● **EXERCISE DESCRIPTION**: Set the listing down unchanged, minus every embedded image.
****
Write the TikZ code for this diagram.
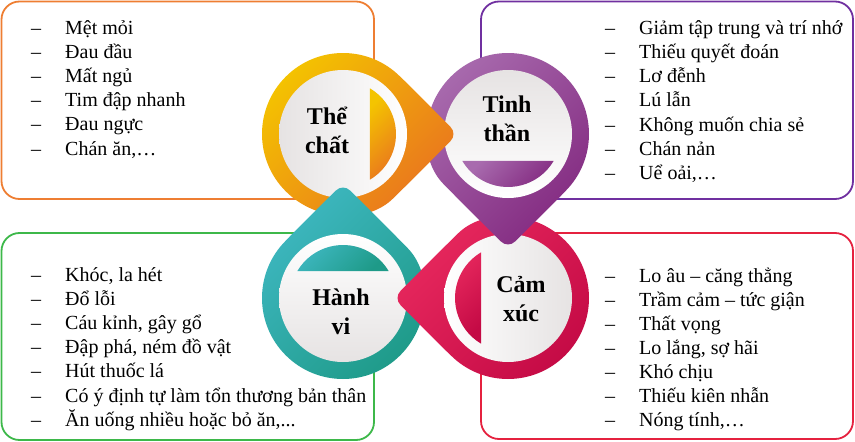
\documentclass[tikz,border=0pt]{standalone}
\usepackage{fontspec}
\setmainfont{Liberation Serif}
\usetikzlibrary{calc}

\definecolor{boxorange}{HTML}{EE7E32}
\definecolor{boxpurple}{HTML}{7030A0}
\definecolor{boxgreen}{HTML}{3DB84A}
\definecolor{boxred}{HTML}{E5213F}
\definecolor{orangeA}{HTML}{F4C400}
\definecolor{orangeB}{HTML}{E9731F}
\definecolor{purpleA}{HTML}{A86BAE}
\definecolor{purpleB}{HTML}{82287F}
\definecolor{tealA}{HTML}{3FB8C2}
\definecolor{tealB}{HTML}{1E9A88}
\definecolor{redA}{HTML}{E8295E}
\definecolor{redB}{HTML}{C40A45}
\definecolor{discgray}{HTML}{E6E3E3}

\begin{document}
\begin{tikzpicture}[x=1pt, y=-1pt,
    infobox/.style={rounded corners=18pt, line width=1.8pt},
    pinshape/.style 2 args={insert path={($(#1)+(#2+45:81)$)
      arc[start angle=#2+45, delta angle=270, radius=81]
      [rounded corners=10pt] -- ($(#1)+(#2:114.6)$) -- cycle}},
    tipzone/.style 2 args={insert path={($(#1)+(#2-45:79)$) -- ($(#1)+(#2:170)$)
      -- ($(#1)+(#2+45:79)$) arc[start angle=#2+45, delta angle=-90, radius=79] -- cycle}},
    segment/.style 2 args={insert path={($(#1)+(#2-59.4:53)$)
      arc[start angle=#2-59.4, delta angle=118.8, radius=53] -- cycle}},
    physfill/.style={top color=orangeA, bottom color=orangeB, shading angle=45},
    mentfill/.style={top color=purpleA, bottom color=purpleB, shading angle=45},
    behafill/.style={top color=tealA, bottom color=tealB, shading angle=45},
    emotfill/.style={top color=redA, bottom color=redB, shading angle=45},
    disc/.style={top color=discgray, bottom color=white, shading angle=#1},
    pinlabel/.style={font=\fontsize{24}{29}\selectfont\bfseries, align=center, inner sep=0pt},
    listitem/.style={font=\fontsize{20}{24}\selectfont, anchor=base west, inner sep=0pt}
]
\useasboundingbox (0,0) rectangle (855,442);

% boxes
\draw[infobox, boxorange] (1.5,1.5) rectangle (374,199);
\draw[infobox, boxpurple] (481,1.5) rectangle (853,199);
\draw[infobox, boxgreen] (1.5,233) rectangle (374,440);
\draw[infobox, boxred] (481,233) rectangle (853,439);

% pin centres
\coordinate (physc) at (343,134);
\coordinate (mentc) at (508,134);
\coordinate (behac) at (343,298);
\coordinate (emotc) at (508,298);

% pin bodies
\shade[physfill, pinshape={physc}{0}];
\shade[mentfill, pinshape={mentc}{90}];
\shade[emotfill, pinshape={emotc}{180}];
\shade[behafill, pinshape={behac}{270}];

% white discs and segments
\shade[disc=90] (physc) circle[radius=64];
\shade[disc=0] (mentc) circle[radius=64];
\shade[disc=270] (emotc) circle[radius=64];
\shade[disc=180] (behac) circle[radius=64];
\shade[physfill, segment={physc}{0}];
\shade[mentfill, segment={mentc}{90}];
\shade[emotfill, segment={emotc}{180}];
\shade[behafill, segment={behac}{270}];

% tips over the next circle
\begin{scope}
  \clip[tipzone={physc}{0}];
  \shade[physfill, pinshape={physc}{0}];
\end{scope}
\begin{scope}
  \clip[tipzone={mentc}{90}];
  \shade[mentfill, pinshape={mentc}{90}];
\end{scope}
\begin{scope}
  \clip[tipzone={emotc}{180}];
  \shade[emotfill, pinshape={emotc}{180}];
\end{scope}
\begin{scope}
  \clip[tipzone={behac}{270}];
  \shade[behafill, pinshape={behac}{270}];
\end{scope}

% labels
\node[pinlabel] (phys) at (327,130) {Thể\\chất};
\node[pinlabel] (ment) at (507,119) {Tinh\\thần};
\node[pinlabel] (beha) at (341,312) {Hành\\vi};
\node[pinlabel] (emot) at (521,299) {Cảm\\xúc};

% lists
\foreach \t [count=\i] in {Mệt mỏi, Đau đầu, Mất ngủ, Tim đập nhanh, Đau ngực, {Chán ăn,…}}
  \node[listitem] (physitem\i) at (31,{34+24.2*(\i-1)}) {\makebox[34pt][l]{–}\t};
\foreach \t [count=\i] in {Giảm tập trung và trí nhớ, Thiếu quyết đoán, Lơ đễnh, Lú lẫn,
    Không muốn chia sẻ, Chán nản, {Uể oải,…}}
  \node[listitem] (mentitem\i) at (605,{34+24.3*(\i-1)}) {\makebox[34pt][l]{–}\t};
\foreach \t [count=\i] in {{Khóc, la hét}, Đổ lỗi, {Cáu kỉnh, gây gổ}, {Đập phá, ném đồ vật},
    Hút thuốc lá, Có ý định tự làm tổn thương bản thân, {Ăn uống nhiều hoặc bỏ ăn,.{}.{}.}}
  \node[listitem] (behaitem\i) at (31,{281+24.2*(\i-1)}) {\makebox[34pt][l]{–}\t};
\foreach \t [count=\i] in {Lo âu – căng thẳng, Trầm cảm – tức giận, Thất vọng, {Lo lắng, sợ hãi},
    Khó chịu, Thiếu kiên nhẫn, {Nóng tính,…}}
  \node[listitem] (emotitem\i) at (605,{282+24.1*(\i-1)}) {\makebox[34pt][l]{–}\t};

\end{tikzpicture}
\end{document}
****
● **ANSWER TO THIS EXERCISE**:
Write the TikZ code for this diagram.
\documentclass[tikz,border=0pt]{standalone}
\usepackage{fontspec}
\setmainfont{Liberation Serif}
\usetikzlibrary{calc}

\definecolor{boxorange}{HTML}{EE7E32}
\definecolor{boxpurple}{HTML}{7030A0}
\definecolor{boxgreen}{HTML}{3DB84A}
\definecolor{boxred}{HTML}{E5213F}
\definecolor{orangeA}{HTML}{F4C400}
\definecolor{orangeB}{HTML}{E9731F}
\definecolor{purpleA}{HTML}{A86BAE}
\definecolor{purpleB}{HTML}{82287F}
\definecolor{tealA}{HTML}{3FB8C2}
\definecolor{tealB}{HTML}{1E9A88}
\definecolor{redA}{HTML}{E8295E}
\definecolor{redB}{HTML}{C40A45}
\definecolor{discgray}{HTML}{E6E3E3}

\begin{document}
\begin{tikzpicture}[x=1pt, y=-1pt,
    infobox/.style={rounded corners=18pt, line width=1.8pt},
    pinshape/.style 2 args={insert path={($(#1)+(#2+45:81)$)
      arc[start angle=#2+45, delta angle=270, radius=81]
      [rounded corners=10pt] -- ($(#1)+(#2:114.6)$) -- cycle}},
    tipzone/.style 2 args={insert path={($(#1)+(#2-45:79)$) -- ($(#1)+(#2:170)$)
      -- ($(#1)+(#2+45:79)$) arc[start angle=#2+45, delta angle=-90, radius=79] -- cycle}},
    segment/.style 2 args={insert path={($(#1)+(#2-59.4:53)$)
      arc[start angle=#2-59.4, delta angle=118.8, radius=53] -- cycle}},
    physfill/.style={top color=orangeA, bottom color=orangeB, shading angle=45},
    mentfill/.style={top color=purpleA, bottom color=purpleB, shading angle=45},
    behafill/.style={top color=tealA, bottom color=tealB, shading angle=45},
    emotfill/.style={top color=redA, bottom color=redB, shading angle=45},
    disc/.style={top color=discgray, bottom color=white, shading angle=#1},
    pinlabel/.style={font=\fontsize{24}{29}\selectfont\bfseries, align=center, inner sep=0pt},
    listitem/.style={font=\fontsize{20}{24}\selectfont, anchor=base west, inner sep=0pt}
]
\useasboundingbox (0,0) rectangle (855,442);

% boxes
\draw[infobox, boxorange] (1.5,1.5) rectangle (374,199);
\draw[infobox, boxpurple] (481,1.5) rectangle (853,199);
\draw[infobox, boxgreen] (1.5,233) rectangle (374,440);
\draw[infobox, boxred] (481,233) rectangle (853,439);

% pin centres
\coordinate (physc) at (343,134);
\coordinate (mentc) at (508,134);
\coordinate (behac) at (343,298);
\coordinate (emotc) at (508,298);

% pin bodies
\shade[physfill, pinshape={physc}{0}];
\shade[mentfill, pinshape={mentc}{90}];
\shade[emotfill, pinshape={emotc}{180}];
\shade[behafill, pinshape={behac}{270}];

% white discs and segments
\shade[disc=90] (physc) circle[radius=64];
\shade[disc=0] (mentc) circle[radius=64];
\shade[disc=270] (emotc) circle[radius=64];
\shade[disc=180] (behac) circle[radius=64];
\shade[physfill, segment={physc}{0}];
\shade[mentfill, segment={mentc}{90}];
\shade[emotfill, segment={emotc}{180}];
\shade[behafill, segment={behac}{270}];

% tips over the next circle
\begin{scope}
  \clip[tipzone={physc}{0}];
  \shade[physfill, pinshape={physc}{0}];
\end{scope}
\begin{scope}
  \clip[tipzone={mentc}{90}];
  \shade[mentfill, pinshape={mentc}{90}];
\end{scope}
\begin{scope}
  \clip[tipzone={emotc}{180}];
  \shade[emotfill, pinshape={emotc}{180}];
\end{scope}
\begin{scope}
  \clip[tipzone={behac}{270}];
  \shade[behafill, pinshape={behac}{270}];
\end{scope}

% labels
\node[pinlabel] (phys) at (327,130) {Thể\\chất};
\node[pinlabel] (ment) at (507,119) {Tinh\\thần};
\node[pinlabel] (beha) at (341,312) {Hành\\vi};
\node[pinlabel] (emot) at (521,299) {Cảm\\xúc};

% lists
\foreach \t [count=\i] in {Mệt mỏi, Đau đầu, Mất ngủ, Tim đập nhanh, Đau ngực, {Chán ăn,…}}
  \node[listitem] (physitem\i) at (31,{34+24.2*(\i-1)}) {\makebox[34pt][l]{–}\t};
\foreach \t [count=\i] in {Giảm tập trung và trí nhớ, Thiếu quyết đoán, Lơ đễnh, Lú lẫn,
    Không muốn chia sẻ, Chán nản, {Uể oải,…}}
  \node[listitem] (mentitem\i) at (605,{34+24.3*(\i-1)}) {\makebox[34pt][l]{–}\t};
\foreach \t [count=\i] in {{Khóc, la hét}, Đổ lỗi, {Cáu kỉnh, gây gổ}, {Đập phá, ném đồ vật},
    Hút thuốc lá, Có ý định tự làm tổn thương bản thân, {Ăn uống nhiều hoặc bỏ ăn,.{}.{}.}}
  \node[listitem] (behaitem\i) at (31,{281+24.2*(\i-1)}) {\makebox[34pt][l]{–}\t};
\foreach \t [count=\i] in {Lo âu – căng thẳng, Trầm cảm – tức giận, Thất vọng, {Lo lắng, sợ hãi},
    Khó chịu, Thiếu kiên nhẫn, {Nóng tính,…}}
  \node[listitem] (emotitem\i) at (605,{282+24.1*(\i-1)}) {\makebox[34pt][l]{–}\t};

\end{tikzpicture}
\end{document}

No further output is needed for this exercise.